** START ENTRIES **
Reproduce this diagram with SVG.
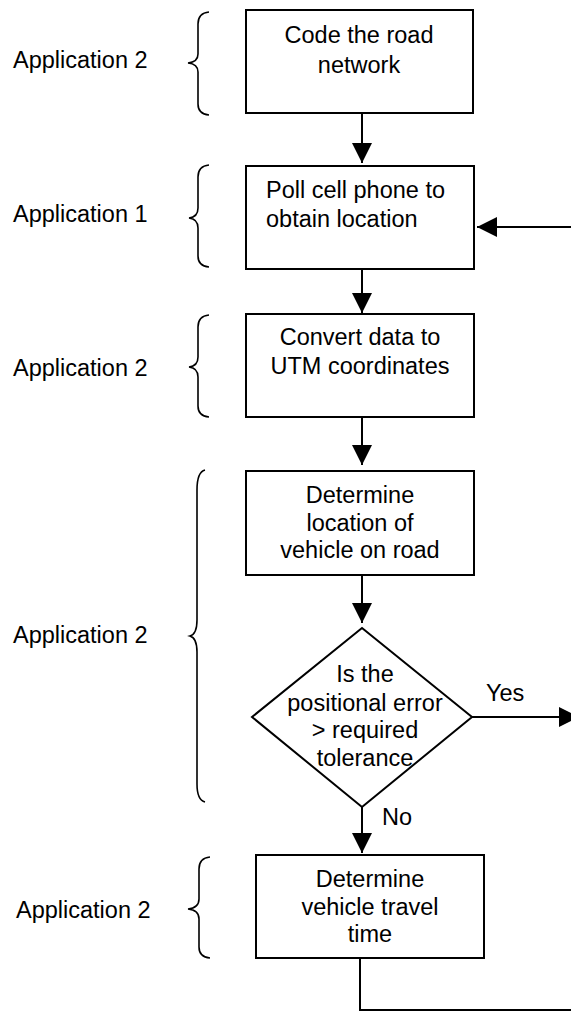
<svg xmlns="http://www.w3.org/2000/svg" width="571" height="1012" viewBox="0 0 571 1012">
<style>
text{font-family:"Liberation Sans",Arial,sans-serif;font-size:23.5px;fill:#000}
.c{text-anchor:middle}
.box{fill:#fff;stroke:#000;stroke-width:2}
.br{fill:none;stroke:#000;stroke-width:1.6}
.ln{fill:none;stroke:#000;stroke-width:2}
</style>
<defs>
<marker id="ah" markerUnits="userSpaceOnUse" markerWidth="20" markerHeight="20" refX="20" refY="10" orient="auto" viewBox="0 0 20 20">
<path d="M0,0 L20,10 L0,20 Z" fill="#000"/>
</marker>
</defs>
<rect width="571" height="1012" fill="#fff"/>
<g id="labels">
<text x="13" y="68">Application 2</text>
<text x="13" y="222">Application 1</text>
<text x="13" y="376">Application 2</text>
<text x="13" y="643">Application 2</text>
<text x="16" y="918">Application 2</text>
</g>
<g id="braces">
<path class="br" d="M209,12 Q198,13 198,24 L198,54 Q198,62 188,63 Q198,64 198,72 L198,104 Q198,114 209,115"/>
<path class="br" d="M209,165 Q198,166 198,177 L198,208 Q198,217 189,218 Q198,219 198,228 L198,256 Q198,266 209,267"/>
<path class="br" d="M209,315 Q198,316 198,327 L198,357 Q198,366 189,367 Q198,368 198,377 L198,406 Q198,416 209,417"/>
<path class="br" d="M205,470 Q197,472 197,490 L197,620 Q197,634 190,636 Q197,638 197,652 L197,784 Q197,800 205,802"/>
<path class="br" d="M210,857 Q199,858 199,869 L199,899 Q199,908 188,909 Q199,910 199,919 L199,947 Q199,957 210,958"/>
</g>
<g id="connectors">
<line class="ln" x1="362" y1="113" x2="362" y2="163" marker-end="url(#ah)"/>
<line class="ln" x1="362" y1="269" x2="362" y2="313" marker-end="url(#ah)"/>
<line class="ln" x1="362" y1="417" x2="362" y2="465" marker-end="url(#ah)"/>
<line class="ln" x1="362" y1="575" x2="362" y2="623" marker-end="url(#ah)"/>
<line class="ln" x1="362" y1="807" x2="362" y2="853" marker-end="url(#ah)"/>
<line class="ln" x1="472" y1="717" x2="579" y2="717" marker-end="url(#ah)"/>
<line class="ln" x1="580" y1="227" x2="477" y2="227" marker-end="url(#ah)"/>
<polyline class="ln" points="360,958 360,1010 580,1010"/>
<text x="486" y="701">Yes</text>
<text x="382" y="825">No</text>
</g>
<g id="n1">
<rect class="box" x="246" y="10" width="227" height="103"/>
<text class="c" x="359" y="43">Code the road</text>
<text class="c" x="359" y="73">network</text>
</g>
<g id="n2">
<rect class="box" x="246" y="166" width="228" height="103"/>
<text x="266" y="198">Poll cell phone to</text>
<text x="266" y="227">obtain location</text>
</g>
<g id="n3">
<rect class="box" x="246" y="314" width="228" height="103"/>
<text class="c" x="360" y="345">Convert data to</text>
<text class="c" x="360" y="374">UTM coordinates</text>
</g>
<g id="n4">
<rect class="box" x="246" y="471" width="228" height="104"/>
<text class="c" x="360" y="503">Determine</text>
<text class="c" x="360" y="531">location of</text>
<text class="c" x="360" y="558">vehicle on road</text>
</g>
<g id="n5">
<polygon class="box" fill="none" style="fill:none" points="362,628 472,717 362,807 252,717"/>
<text class="c" x="365" y="682">Is the</text>
<text class="c" x="365" y="711">positional error</text>
<text class="c" x="365" y="738">&gt; required</text>
<text class="c" x="365" y="766">tolerance</text>
</g>
<g id="n6">
<rect class="box" x="256" y="855" width="228" height="103"/>
<text class="c" x="370" y="887">Determine</text>
<text class="c" x="370" y="915">vehicle travel</text>
<text class="c" x="370" y="942">time</text>
</g>
</svg>
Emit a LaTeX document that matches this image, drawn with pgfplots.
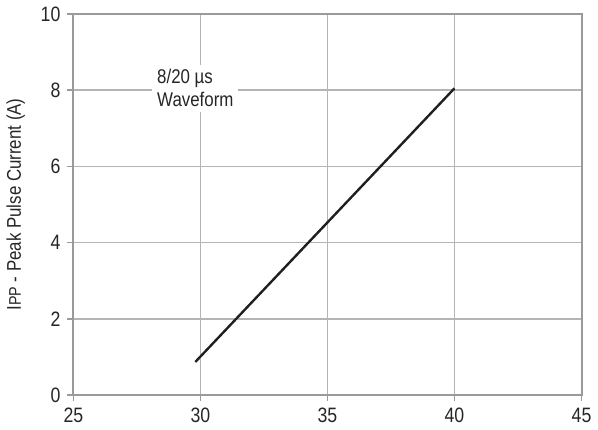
\documentclass[border=0pt]{standalone}
\usepackage{fontspec}
\setmainfont[FakeStretch=0.85]{Liberation Sans}
\usepackage{pgfplots}
\pgfplotsset{compat=1.18}
\definecolor{axisgray}{HTML}{9A9A9A}
\definecolor{gridgray}{HTML}{B4B4B4}
\begin{document}
\begin{tikzpicture}
\begin{axis}[
  width=256pt, height=192pt, scale only axis,
  xmin=25, xmax=45, ymin=0, ymax=10,
  xtick={25,30,35,40,45}, ytick={0,2,4,6,8,10},
  grid=major,
  major grid style={gridgray, line width=0.8pt},
  axis line style={axisgray, line width=1pt},
  tick style={axisgray, line width=0.8pt},
  tick align=outside, major tick length=3pt,
  xtick pos=bottom, ytick pos=left,
  every tick label/.append style={font=\fontsize{10.5}{12}\selectfont, text=black!85},
  /pgf/number format/assume math mode=true,
  ylabel={I{\fontsize{8.5}{10}\selectfont PP} - Peak Pulse Current (A)},
  ylabel style={font=\fontsize{10}{12}\selectfont, text=black!85},
  ylabel shift=1pt,
  clip=false,
]
\addplot[black!88, line width=1.2pt] coordinates {(29.8,0.87) (40,8.05)};
\node[fill=white, align=left, inner sep=2.5pt, text=black!85,
      font=\fontsize{10}{11.5}\selectfont] at (axis cs:29.8,8.05)
      {8/20 µs\\Waveform};
\end{axis}
\end{tikzpicture}
\end{document}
** END ENTRIES **
**EXERCISE REQUIREMENTS**
Drop the pictures and reproduce the rest of the entries above exactly.

**COMPLETED TASK**
Reproduce this diagram with SVG.
<svg xmlns="http://www.w3.org/2000/svg" width="571" height="1012" viewBox="0 0 571 1012">
<style>
text{font-family:"Liberation Sans",Arial,sans-serif;font-size:23.5px;fill:#000}
.c{text-anchor:middle}
.box{fill:#fff;stroke:#000;stroke-width:2}
.br{fill:none;stroke:#000;stroke-width:1.6}
.ln{fill:none;stroke:#000;stroke-width:2}
</style>
<defs>
<marker id="ah" markerUnits="userSpaceOnUse" markerWidth="20" markerHeight="20" refX="20" refY="10" orient="auto" viewBox="0 0 20 20">
<path d="M0,0 L20,10 L0,20 Z" fill="#000"/>
</marker>
</defs>
<rect width="571" height="1012" fill="#fff"/>
<g id="labels">
<text x="13" y="68">Application 2</text>
<text x="13" y="222">Application 1</text>
<text x="13" y="376">Application 2</text>
<text x="13" y="643">Application 2</text>
<text x="16" y="918">Application 2</text>
</g>
<g id="braces">
<path class="br" d="M209,12 Q198,13 198,24 L198,54 Q198,62 188,63 Q198,64 198,72 L198,104 Q198,114 209,115"/>
<path class="br" d="M209,165 Q198,166 198,177 L198,208 Q198,217 189,218 Q198,219 198,228 L198,256 Q198,266 209,267"/>
<path class="br" d="M209,315 Q198,316 198,327 L198,357 Q198,366 189,367 Q198,368 198,377 L198,406 Q198,416 209,417"/>
<path class="br" d="M205,470 Q197,472 197,490 L197,620 Q197,634 190,636 Q197,638 197,652 L197,784 Q197,800 205,802"/>
<path class="br" d="M210,857 Q199,858 199,869 L199,899 Q199,908 188,909 Q199,910 199,919 L199,947 Q199,957 210,958"/>
</g>
<g id="connectors">
<line class="ln" x1="362" y1="113" x2="362" y2="163" marker-end="url(#ah)"/>
<line class="ln" x1="362" y1="269" x2="362" y2="313" marker-end="url(#ah)"/>
<line class="ln" x1="362" y1="417" x2="362" y2="465" marker-end="url(#ah)"/>
<line class="ln" x1="362" y1="575" x2="362" y2="623" marker-end="url(#ah)"/>
<line class="ln" x1="362" y1="807" x2="362" y2="853" marker-end="url(#ah)"/>
<line class="ln" x1="472" y1="717" x2="579" y2="717" marker-end="url(#ah)"/>
<line class="ln" x1="580" y1="227" x2="477" y2="227" marker-end="url(#ah)"/>
<polyline class="ln" points="360,958 360,1010 580,1010"/>
<text x="486" y="701">Yes</text>
<text x="382" y="825">No</text>
</g>
<g id="n1">
<rect class="box" x="246" y="10" width="227" height="103"/>
<text class="c" x="359" y="43">Code the road</text>
<text class="c" x="359" y="73">network</text>
</g>
<g id="n2">
<rect class="box" x="246" y="166" width="228" height="103"/>
<text x="266" y="198">Poll cell phone to</text>
<text x="266" y="227">obtain location</text>
</g>
<g id="n3">
<rect class="box" x="246" y="314" width="228" height="103"/>
<text class="c" x="360" y="345">Convert data to</text>
<text class="c" x="360" y="374">UTM coordinates</text>
</g>
<g id="n4">
<rect class="box" x="246" y="471" width="228" height="104"/>
<text class="c" x="360" y="503">Determine</text>
<text class="c" x="360" y="531">location of</text>
<text class="c" x="360" y="558">vehicle on road</text>
</g>
<g id="n5">
<polygon class="box" fill="none" style="fill:none" points="362,628 472,717 362,807 252,717"/>
<text class="c" x="365" y="682">Is the</text>
<text class="c" x="365" y="711">positional error</text>
<text class="c" x="365" y="738">&gt; required</text>
<text class="c" x="365" y="766">tolerance</text>
</g>
<g id="n6">
<rect class="box" x="256" y="855" width="228" height="103"/>
<text class="c" x="370" y="887">Determine</text>
<text class="c" x="370" y="915">vehicle travel</text>
<text class="c" x="370" y="942">time</text>
</g>
</svg>
Emit a LaTeX document that matches this image, drawn with pgfplots.
\documentclass[border=0pt]{standalone}
\usepackage{fontspec}
\setmainfont[FakeStretch=0.85]{Liberation Sans}
\usepackage{pgfplots}
\pgfplotsset{compat=1.18}
\definecolor{axisgray}{HTML}{9A9A9A}
\definecolor{gridgray}{HTML}{B4B4B4}
\begin{document}
\begin{tikzpicture}
\begin{axis}[
  width=256pt, height=192pt, scale only axis,
  xmin=25, xmax=45, ymin=0, ymax=10,
  xtick={25,30,35,40,45}, ytick={0,2,4,6,8,10},
  grid=major,
  major grid style={gridgray, line width=0.8pt},
  axis line style={axisgray, line width=1pt},
  tick style={axisgray, line width=0.8pt},
  tick align=outside, major tick length=3pt,
  xtick pos=bottom, ytick pos=left,
  every tick label/.append style={font=\fontsize{10.5}{12}\selectfont, text=black!85},
  /pgf/number format/assume math mode=true,
  ylabel={I{\fontsize{8.5}{10}\selectfont PP} - Peak Pulse Current (A)},
  ylabel style={font=\fontsize{10}{12}\selectfont, text=black!85},
  ylabel shift=1pt,
  clip=false,
]
\addplot[black!88, line width=1.2pt] coordinates {(29.8,0.87) (40,8.05)};
\node[fill=white, align=left, inner sep=2.5pt, text=black!85,
      font=\fontsize{10}{11.5}\selectfont] at (axis cs:29.8,8.05)
      {8/20 µs\\Waveform};
\end{axis}
\end{tikzpicture}
\end{document}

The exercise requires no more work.